Ionic strength dependence of aggregate size and morphology on polymer-clay flocculation

Polymer-driven flocculation of suspended particles is a critical process for many applications, including composite materials synthesis, paper manufacturing, and water treatment. However, the role of solution physicochemical properties on the polymer-particle assembly dynamics is nontrivial, particularly for non-spherical, polydisperse particulates such as natural clays. In this work, we study the effects of ionic strength and aggregate size and structure on the polymer behavior and flocculation performance with anisotropic bentonite clay particles.
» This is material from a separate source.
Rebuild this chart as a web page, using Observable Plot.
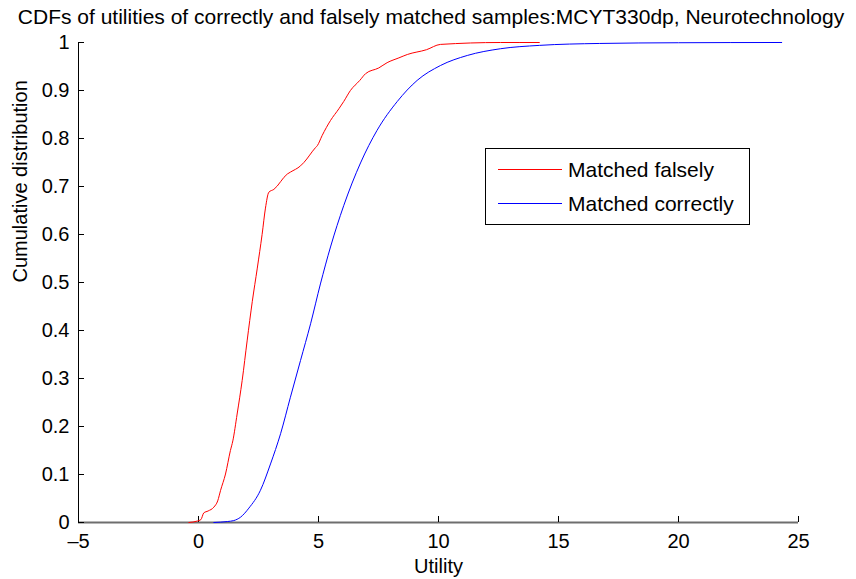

Using jar tests, laser diffraction, confocal microscopy, and X-ray diffraction, we demonstrate that for smectite clay particles, the final floc structure is largely informed by ionic-strength driven changes to the initial clay aggregate size and surface structure. With increasing bentonite aggregate size, a transition from a networked to a patched polymer − aggregate floc structure is observed, independent of ionic strength during flocculation. Solutions were studied over four orders of magnitude of NaCl ionic strength. Initial, pre-flocculated bentonite aggregate sizes ranging from 0.015 μm to 15 μm were used, produced by tuning the initial solution ionic strength. Bentonite aggregate size and structure were measured with laser and X-ray diffraction, internal floc structure was visualized using confocal microscopy, and macro floc structure (fractal dimension) was measured with optical imaging. These results shed new light on the fundamental complexity of ionic strength dependence and the importance of the aggregate size and structure of the initial dispersion, in determining optimal reagent dosing and structure control for flocculation of anisotropic clays.